→ YOUR GOAL: All of the lines below are to be printed again exactly; images are excluded from the output.

— Start of DATASET EXCERPT —

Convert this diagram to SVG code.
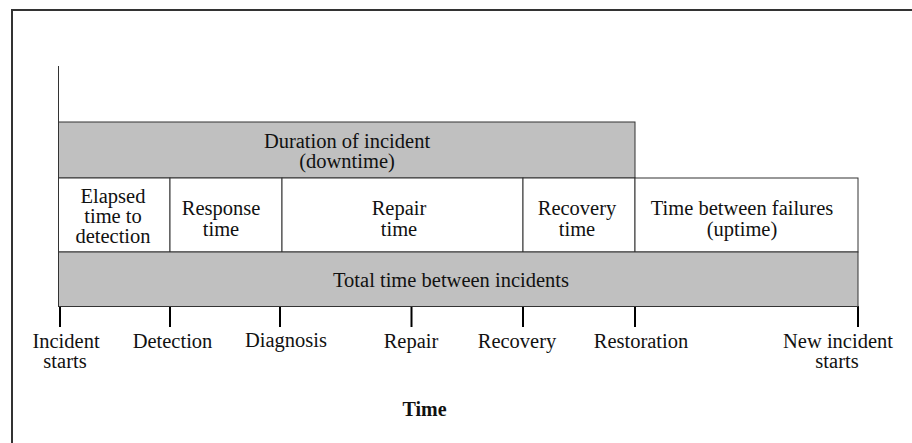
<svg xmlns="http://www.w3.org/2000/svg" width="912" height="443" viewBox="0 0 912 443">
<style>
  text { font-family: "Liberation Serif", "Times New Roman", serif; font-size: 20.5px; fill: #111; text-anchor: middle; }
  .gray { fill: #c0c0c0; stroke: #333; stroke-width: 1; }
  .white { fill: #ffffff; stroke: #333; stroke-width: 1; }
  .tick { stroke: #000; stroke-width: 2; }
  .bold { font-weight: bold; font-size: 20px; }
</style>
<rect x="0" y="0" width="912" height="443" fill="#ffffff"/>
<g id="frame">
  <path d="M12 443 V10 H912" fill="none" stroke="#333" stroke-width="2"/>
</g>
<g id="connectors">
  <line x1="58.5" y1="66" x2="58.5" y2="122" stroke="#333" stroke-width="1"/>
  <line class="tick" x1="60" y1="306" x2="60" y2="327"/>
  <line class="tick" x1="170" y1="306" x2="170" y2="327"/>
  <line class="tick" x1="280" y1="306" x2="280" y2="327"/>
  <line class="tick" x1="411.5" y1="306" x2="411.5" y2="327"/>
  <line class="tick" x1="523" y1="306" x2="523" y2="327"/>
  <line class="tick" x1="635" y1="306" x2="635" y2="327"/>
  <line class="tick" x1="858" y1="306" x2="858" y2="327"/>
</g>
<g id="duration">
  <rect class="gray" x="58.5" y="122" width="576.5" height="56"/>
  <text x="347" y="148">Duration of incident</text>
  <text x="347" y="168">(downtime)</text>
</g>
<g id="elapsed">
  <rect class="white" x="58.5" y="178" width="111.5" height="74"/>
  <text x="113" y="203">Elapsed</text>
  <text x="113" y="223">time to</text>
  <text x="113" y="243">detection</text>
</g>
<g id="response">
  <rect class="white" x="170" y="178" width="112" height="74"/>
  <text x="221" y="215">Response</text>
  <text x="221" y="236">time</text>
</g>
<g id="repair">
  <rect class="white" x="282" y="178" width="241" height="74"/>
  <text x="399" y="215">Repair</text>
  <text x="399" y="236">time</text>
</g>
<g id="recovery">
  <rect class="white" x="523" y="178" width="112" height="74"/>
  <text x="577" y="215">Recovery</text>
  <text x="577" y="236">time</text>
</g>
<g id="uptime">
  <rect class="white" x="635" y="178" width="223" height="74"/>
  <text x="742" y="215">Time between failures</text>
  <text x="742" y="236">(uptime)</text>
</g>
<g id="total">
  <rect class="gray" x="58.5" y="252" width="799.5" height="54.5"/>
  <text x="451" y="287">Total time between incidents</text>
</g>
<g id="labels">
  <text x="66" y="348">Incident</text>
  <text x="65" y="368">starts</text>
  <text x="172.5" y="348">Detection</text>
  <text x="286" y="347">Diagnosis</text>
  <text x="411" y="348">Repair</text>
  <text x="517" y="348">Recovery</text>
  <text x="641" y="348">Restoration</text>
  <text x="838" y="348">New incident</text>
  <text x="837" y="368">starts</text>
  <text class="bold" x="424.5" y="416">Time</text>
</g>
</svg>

— End of DATASET EXCERPT —

→ RESULT:
Convert this diagram to SVG code.
<svg xmlns="http://www.w3.org/2000/svg" width="912" height="443" viewBox="0 0 912 443">
<style>
  text { font-family: "Liberation Serif", "Times New Roman", serif; font-size: 20.5px; fill: #111; text-anchor: middle; }
  .gray { fill: #c0c0c0; stroke: #333; stroke-width: 1; }
  .white { fill: #ffffff; stroke: #333; stroke-width: 1; }
  .tick { stroke: #000; stroke-width: 2; }
  .bold { font-weight: bold; font-size: 20px; }
</style>
<rect x="0" y="0" width="912" height="443" fill="#ffffff"/>
<g id="frame">
  <path d="M12 443 V10 H912" fill="none" stroke="#333" stroke-width="2"/>
</g>
<g id="connectors">
  <line x1="58.5" y1="66" x2="58.5" y2="122" stroke="#333" stroke-width="1"/>
  <line class="tick" x1="60" y1="306" x2="60" y2="327"/>
  <line class="tick" x1="170" y1="306" x2="170" y2="327"/>
  <line class="tick" x1="280" y1="306" x2="280" y2="327"/>
  <line class="tick" x1="411.5" y1="306" x2="411.5" y2="327"/>
  <line class="tick" x1="523" y1="306" x2="523" y2="327"/>
  <line class="tick" x1="635" y1="306" x2="635" y2="327"/>
  <line class="tick" x1="858" y1="306" x2="858" y2="327"/>
</g>
<g id="duration">
  <rect class="gray" x="58.5" y="122" width="576.5" height="56"/>
  <text x="347" y="148">Duration of incident</text>
  <text x="347" y="168">(downtime)</text>
</g>
<g id="elapsed">
  <rect class="white" x="58.5" y="178" width="111.5" height="74"/>
  <text x="113" y="203">Elapsed</text>
  <text x="113" y="223">time to</text>
  <text x="113" y="243">detection</text>
</g>
<g id="response">
  <rect class="white" x="170" y="178" width="112" height="74"/>
  <text x="221" y="215">Response</text>
  <text x="221" y="236">time</text>
</g>
<g id="repair">
  <rect class="white" x="282" y="178" width="241" height="74"/>
  <text x="399" y="215">Repair</text>
  <text x="399" y="236">time</text>
</g>
<g id="recovery">
  <rect class="white" x="523" y="178" width="112" height="74"/>
  <text x="577" y="215">Recovery</text>
  <text x="577" y="236">time</text>
</g>
<g id="uptime">
  <rect class="white" x="635" y="178" width="223" height="74"/>
  <text x="742" y="215">Time between failures</text>
  <text x="742" y="236">(uptime)</text>
</g>
<g id="total">
  <rect class="gray" x="58.5" y="252" width="799.5" height="54.5"/>
  <text x="451" y="287">Total time between incidents</text>
</g>
<g id="labels">
  <text x="66" y="348">Incident</text>
  <text x="65" y="368">starts</text>
  <text x="172.5" y="348">Detection</text>
  <text x="286" y="347">Diagnosis</text>
  <text x="411" y="348">Repair</text>
  <text x="517" y="348">Recovery</text>
  <text x="641" y="348">Restoration</text>
  <text x="838" y="348">New incident</text>
  <text x="837" y="368">starts</text>
  <text class="bold" x="424.5" y="416">Time</text>
</g>
</svg>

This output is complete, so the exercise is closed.